Approaching the lab from the outside, you wouldn't know to be impressed. It's housed in a drab off-campus building that looks like a converted Quonset hut, and it sits next door to an auto-repair shop. Just inside the front door, there's a tiny reception foyer where I wait for Caroline Hatton, a forty-something Ph.D. chemist who helped organize the lab and who will escort me through the complete cycle of a drug test. While I wait, a UPS man arrives with a load of boxes. A Huggies carton sits right on top, so mundane as to be incongruously funny—inside are several of that morning's urine samples.

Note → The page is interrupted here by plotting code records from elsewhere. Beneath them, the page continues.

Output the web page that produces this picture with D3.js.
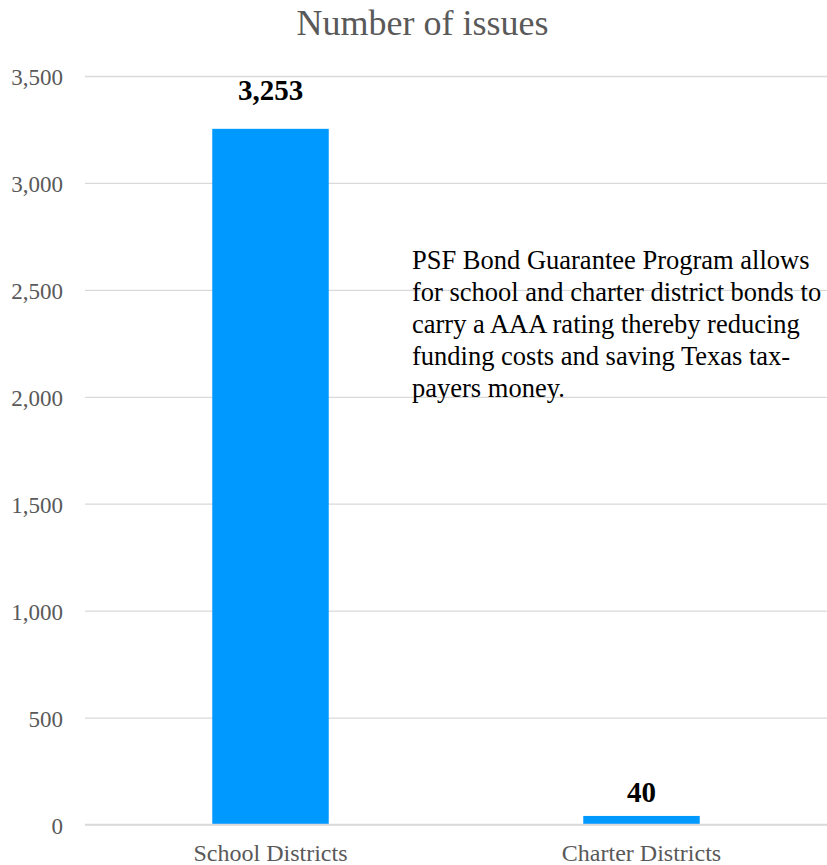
<!DOCTYPE html>
<html>
<head>
<meta charset="utf-8">
<script src="https://cdn.jsdelivr.net/npm/d3@7"></script>
<style>
  body { margin: 0; background: #fff; }
  #chart { width: 827px; height: 865px; }
  text { font-family: "Liberation Serif", "Times New Roman", serif; }
</style>
</head>
<body>
<div id="chart"></div>
<script>
// -- data --
var categories = ["School Districts", "Charter Districts"];
var issues = [3253, 40];
var yTicks = [0, 500, 1000, 1500, 2000, 2500, 3000, 3500];
var titleText = "Number of issues";
var noteLines = [
  "PSF Bond Guarantee Program allows",
  "for school and charter district bonds to",
  "carry a AAA rating thereby reducing",
  "funding costs and saving Texas tax-",
  "payers money."
];

var visualize = function() {
  var W = 827, H = 865;
  var margin = { top: 76, right: 0, bottom: 40.5, left: 85 };
  var width = W - margin.left - margin.right,
      height = H - margin.top - margin.bottom;

  var svg = d3.select("#chart")
    .append("svg")
    .attr("width", W)
    .attr("height", H);

  var g = svg.append("g")
    .attr("transform", "translate(" + margin.left + "," + margin.top + ")");

  // == scales ==
  var x = d3.scaleBand()
    .domain(categories)
    .range([0, width])
    .paddingInner(0.686)
    .paddingOuter(0.343);

  var y = d3.scaleLinear()
    .domain([0, 3500])
    .range([height, 0]);

  // -- grid lines --
  var y_grid = d3.axisLeft(y)
    .tickValues(yTicks)
    .tickSize(-width)
    .tickFormat("");
  var grid = g.append("g").call(y_grid);
  grid.select(".domain").remove();
  grid.selectAll("line").attr("stroke", "#d9d9d9").attr("stroke-width", 1.3);

  // -- y axis labels --
  var y_axis = d3.axisLeft(y)
    .tickValues(yTicks)
    .tickSize(0)
    .tickPadding(22)
    .tickFormat(d3.format(","));
  var ya = g.append("g").call(y_axis);
  ya.select(".domain").remove();
  ya.selectAll("text")
    .attr("dy", "0.37em")
    .style("font-family", "Liberation Serif")
    .style("font-size", "23px")
    .attr("fill", "#595959");

  // -- bars --
  var rows = categories.map(function (c, i) { return { cat: c, value: issues[i] }; });

  g.selectAll(".bar")
    .data(rows)
    .enter()
    .append("rect")
    .attr("class", "bar")
    .attr("x", function (d) { return x(d.cat); })
    .attr("y", function (d) { return y(d.value); })
    .attr("width", x.bandwidth())
    .attr("height", function (d) { return y(0) - y(d.value); })
    .attr("fill", "#0099ff");

  // zero line over the bars
  g.append("line")
    .attr("x1", 0).attr("x2", width)
    .attr("y1", y(0)).attr("y2", y(0))
    .attr("stroke", "#d9d9d9")
    .attr("stroke-width", 1.5);

  // -- value labels (first one was dragged up in the original) --
  var labelGap = [28.7, 13.7];
  g.selectAll(".vlabel")
    .data(rows)
    .enter()
    .append("text")
    .attr("class", "vlabel")
    .attr("x", function (d) { return x(d.cat) + x.bandwidth() / 2; })
    .attr("y", function (d, i) { return y(d.value) - labelGap[i]; })
    .attr("text-anchor", "middle")
    .style("font-weight", "bold")
    .style("font-size", "29px")
    .attr("fill", "#000")
    .text(function (d) { return d3.format(",")(d.value); });

  // -- category labels --
  g.selectAll(".clabel")
    .data(categories)
    .enter()
    .append("text")
    .attr("class", "clabel")
    .attr("x", function (d) { return x(d) + x.bandwidth() / 2; })
    .attr("y", y(0) + 36.3)
    .attr("text-anchor", "middle")
    .style("font-size", "24px")
    .attr("fill", "#595959")
    .text(function (d) { return d; });

  // -- title --
  svg.append("text")
    .attr("x", 422.5)
    .attr("y", 35)
    .attr("text-anchor", "middle")
    .style("font-size", "36px")
    .attr("fill", "#595959")
    .text(titleText);

  // -- note --
  var note = svg.append("text")
    .attr("x", 412)
    .attr("y", 268.5)
    .style("font-size", "26.5px")
    .attr("fill", "#000");
  note.selectAll("tspan")
    .data(noteLines)
    .enter()
    .append("tspan")
    .attr("x", 412)
    .attr("dy", function (d, i) { return i == 0 ? 0 : 32.1; })
    .text(function (d) { return d; });
};

visualize();
</script>
</body>
</html>
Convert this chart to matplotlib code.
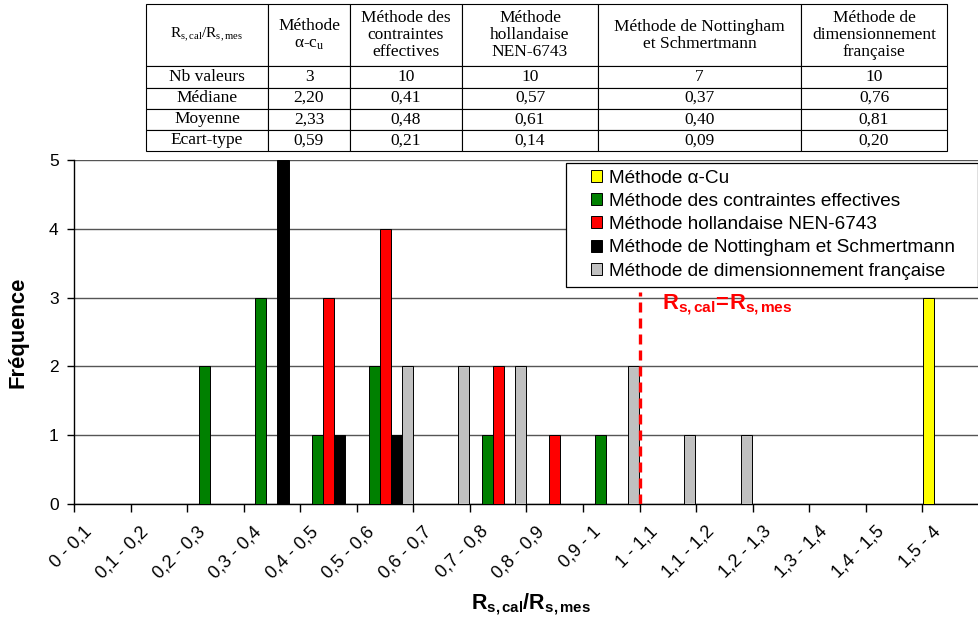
"""Histogram of R_s,cal/R_s,mes by design method, with summary table."""

import matplotlib
matplotlib.use("Agg")
import matplotlib.pyplot as plt
import matplotlib.patches as mpatches
import matplotlib.transforms as mtransforms
import numpy as np

plt.rcParams.update({
    "font.family": "Liberation Sans",
    "mathtext.fontset": "custom",
    "mathtext.rm": "Liberation Serif",
    "mathtext.it": "Liberation Serif:italic",
    "mathtext.bf": "Liberation Sans:bold",
})

# Classes of R_s,cal/R_s,mes
classes = ["0 - 0,1", "0,1 - 0,2", "0,2 - 0,3", "0,3 - 0,4", "0,4 - 0,5",
           "0,5 - 0,6", "0,6 - 0,7", "0,7 - 0,8", "0,8 - 0,9", "0,9 - 1",
           "1 - 1,1", "1,1 - 1,2", "1,2 - 1,3", "1,3 - 1,4", "1,4 - 1,5", "1,5 - 4"]

# Frequencies per method
freq_alpha_cu = [0, 0, 0, 0, 0, 0, 0, 0, 0, 0, 0, 0, 0, 0, 0, 3]
freq_contraintes = [0, 0, 2, 3, 1, 2, 0, 1, 0, 1, 0, 0, 0, 0, 0, 0]
freq_hollandaise = [0, 0, 0, 0, 3, 4, 0, 2, 1, 0, 0, 0, 0, 0, 0, 0]
freq_nottingham = [0, 0, 0, 5, 1, 1, 0, 0, 0, 0, 0, 0, 0, 0, 0, 0]
freq_francaise = [0, 0, 0, 0, 0, 2, 2, 2, 0, 2, 1, 1, 0, 0, 0, 0]

series = [freq_alpha_cu, freq_contraintes, freq_hollandaise, freq_nottingham, freq_francaise]
labels = ["Méthode α-Cu", "Méthode des contraintes effectives",
          "Méthode hollandaise NEN-6743", "Méthode de Nottingham et Schmertmann",
          "Méthode de dimensionnement française"]
colors = ["#FFFF00", "#008000", "#FF0000", "#000000", "#C0C0C0"]

# Summary table
table_headers = [r"R$_\mathrm{s,cal}$/R$_\mathrm{s,mes}$", "Méthode\nα-c$_\mathrm{u}$",
                 "Méthode des\ncontraintes\neffectives", "Méthode\nhollandaise\nNEN-6743",
                 "Méthode de Nottingham\net Schmertmann",
                 "Méthode de\ndimensionnement\nfrançaise"]
row_labels = ["Nb valeurs", "Médiane", "Moyenne", "Ecart-type"]
nb_valeurs = [3, 10, 10, 7, 10]
mediane = [2.20, 0.41, 0.57, 0.37, 0.76]
moyenne = [2.33, 0.48, 0.61, 0.40, 0.81]
ecart_type = [0.59, 0.21, 0.14, 0.09, 0.20]

W, H = 979, 624
fig = plt.figure(figsize=(W / 100, H / 100), dpi=100)
ax = fig.add_axes([74 / W, 120 / H, 905 / W, 344 / H])

x = np.arange(len(classes))
n = len(series)
width = 0.195
handles = []
for i, (vals, col) in enumerate(zip(series, colors)):
    b = ax.bar(x + (i - (n - 1) / 2) * width, vals, width, color=col,
               edgecolor="black", linewidth=0.7, zorder=3)
    handles.append(b)

ax.set_xlim(-0.5, -0.5 + 905 / 57.1)
ax.set_ylim(0, 5)
ax.set_yticks(range(0, 6))
ax.yaxis.grid(True, color="#555555", linewidth=1.0, zorder=0)
ax.set_axisbelow(True)
for s in ["top", "right"]:
    ax.spines[s].set_visible(False)
ax.spines["left"].set_linewidth(1.0)
ax.spines["bottom"].set_linewidth(1.0)

# Category labels, rotated, ending just left of / below each class centre
ax.set_xticks(x)
ax.set_xticklabels([])
ax.tick_params(axis="x", which="major", length=0)
shift = mtransforms.ScaledTranslation(-13 / 100, -25 / 100, fig.dpi_scale_trans)
for xi, lab in zip(x, classes):
    ax.text(xi, 0, lab, transform=ax.get_xaxis_transform() + shift,
            rotation=45, ha="right", va="center", rotation_mode="anchor",
            fontsize=13)
ax.set_xticks(np.arange(-0.5, len(classes), 1), minor=True)
ax.tick_params(axis="x", which="minor", length=6, width=1.0)
ax.tick_params(axis="y", length=5, width=1.0, labelsize=12.5, pad=6)

# Rs,cal = Rs,mes line
ax.plot([9.5, 9.5], [0, 3.08], color="red", linewidth=2.4,
        linestyle=(0, (3.0, 1.8)), zorder=4)
ax.text(9.9, 2.9, r"$\mathbf{R_{s,cal}\!=\!R_{s,mes}}$", color="red",
        fontsize=15.8, ha="left", va="center")

fig.text(531 / W, 1 - 604 / H, r"$\mathbf{R_{s,cal}/R_{s,mes}}$",
         ha="center", va="center", fontsize=15.5)
fig.text(18 / W, 1 - 332 / H, "Fréquence", rotation=90, ha="center",
         va="center", fontsize=15.8, fontweight="bold")

# Legend with square box
box = mpatches.Rectangle((566 / W, 1 - 287 / H), 412 / W, 124 / H,
                         transform=fig.transFigure, facecolor="white",
                         edgecolor="black", linewidth=0.9, zorder=3)
fig.add_artist(box)
leg = fig.legend(handles, labels, loc="upper left",
                 bbox_to_anchor=(581 / W, 1 - 160 / H), frameon=False,
                 fontsize=13.7, handlelength=0.6, handleheight=0.6,
                 handletextpad=0.35, labelspacing=0.33, borderpad=0.0)
leg.set_zorder(4)

# Table
col_px = [122, 82, 112, 136, 203, 146]
tax = fig.add_axes([146 / W, 1 - 151 / H, 801 / W, 147 / H])
tax.axis("off")
fmt = lambda v: f"{v:.2f}".replace(".", ",")
cell_text = [
    [row_labels[0]] + [str(v) for v in nb_valeurs],
    [row_labels[1]] + [fmt(v) for v in mediane],
    [row_labels[2]] + [fmt(v) for v in moyenne],
    [row_labels[3]] + [fmt(v) for v in ecart_type],
]
tbl = tax.table(cellText=cell_text, colLabels=table_headers,
                colWidths=[c / sum(col_px) for c in col_px],
                cellLoc="center", bbox=[0, 0, 1, 1])
tbl.auto_set_font_size(False)
tbl.set_fontsize(12.5)
for (r, c), cell in tbl.get_celld().items():
    cell.set_height(62 if r == 0 else 21)
    cell.set_linewidth(0.8)
    t = cell.get_text()
    t.set_fontfamily("Liberation Serif")
    t.set_linespacing(1.1)
    if r == 0 and c == 0:
        t.set_fontsize(11)

fig.savefig("out.png", dpi=100)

Hatton appears and we walk back to the large, equipment-jammed lab, where we watch technician Yvonne Chambers heft the Huggies carton onto her work table, slice it open, remove several smaller boxes, unseal them, and lift out two bottles marked A and B. They come with a form identifying the sample by gender and sport, with a list of tests to be performed. The sample belongs to a male weight lifter who falls under the jurisdiction of USADA. There's no name; he's just a number. During A-stage tests, Catlin's lab never knows the identity of the athlete.

Chambers labels each bottle for tracking purposes. Using a hand pipette, she places some of the A sample in smaller glass tubes, each for use in a separate test. While Chambers works, Hatton explains that the B sample will be stored, to be opened only if the A is positive. For a doping charge to stick, both A and B must be positive. Under the rules, an athlete has the right to observe B-sample testing or send a representative. When this happens, the athlete is first ushered into a waiting room across the hall from Catlin's office and shown the B sample.

Hatton, a small, thin woman, tells me she once met with a male athlete in that room. When she handed him the B sample, she recalls, "he dropped his bottle accidentally on purpose, but it failed to break. After a few seconds of stunned silence from both of us, he picked it up, then smashed it on the floor." Incidents like that explain the taped line on the lab floor around every workstation. Witnesses to B-sample testing are forbidden to cross it.

The lab offers a package of tests for the most commonly abused steroids, like nandrolone and stanozolol. Since the lab's decoding of THG, the standard workup has included it as well. USADA also wants this sample tested for such things as human chorionic gonadotropin, a hormone women generate when pregnant. Dopers sometimes use it to prevent their testicles from shriveling—a side effect of taking steroids.

As the sample moves through various stations, the urine is processed, or "derivatized," so it can be put through a gas-chromatography/mass-spectrometry machine, known as a GC/MS. The steps include several refining and filtering procedures that reduce the sample's volume to a tiny amount of liquid at the bottom of a bullet-shaped vial.

This vial is loaded onto the carousel of a GC/MS, which is about the size of a large microwave oven. The machine heats the sample to between 284 and 356 degrees Fahrenheit, turning it into a gas. The gas is driven through a column, a coiled silica tube a quarter of a millimeter in diameter. As the gas moves through the coil, the various ingredients in urine physically separate like school kids marching single file.

Next, the urine's components enter the mass-spectrometer portion of the machine. This device measures the atomic weight, or mass, as well as the prevalence of various atoms or molecules, and it scans the components one at a time. Since every molecule has a signature molecular weight, the machine can create a personal snapshot of each, depicted as peaks on a computer readout. Years of experimentation have yielded a collection of telltale peaks for drugs of interest and their by-products.

Notably, the procedure I'm watching wouldn't work for THG. By luck or intent, the steroid's designer—whose presumed identity is widely known but who hasn't been publicly named by investigators—created a molecule that disintegrates when heated, so using a GC/MS destroys it, making it undetectable. Instead, the lab has to use a related technique, liquid chromatography/mass spectrometry, which analyzes the material in a liquid state. Both GC/MS and LC/MS are accurate to within one part per billion.

Seeing Catlin's team at work is impressive, but the experience also raises a question. The people here clearly know how to find drugs. A complex international network has been set up to collect samples from athletes. The whole operation looks like a pretty tight net. So why can't it work?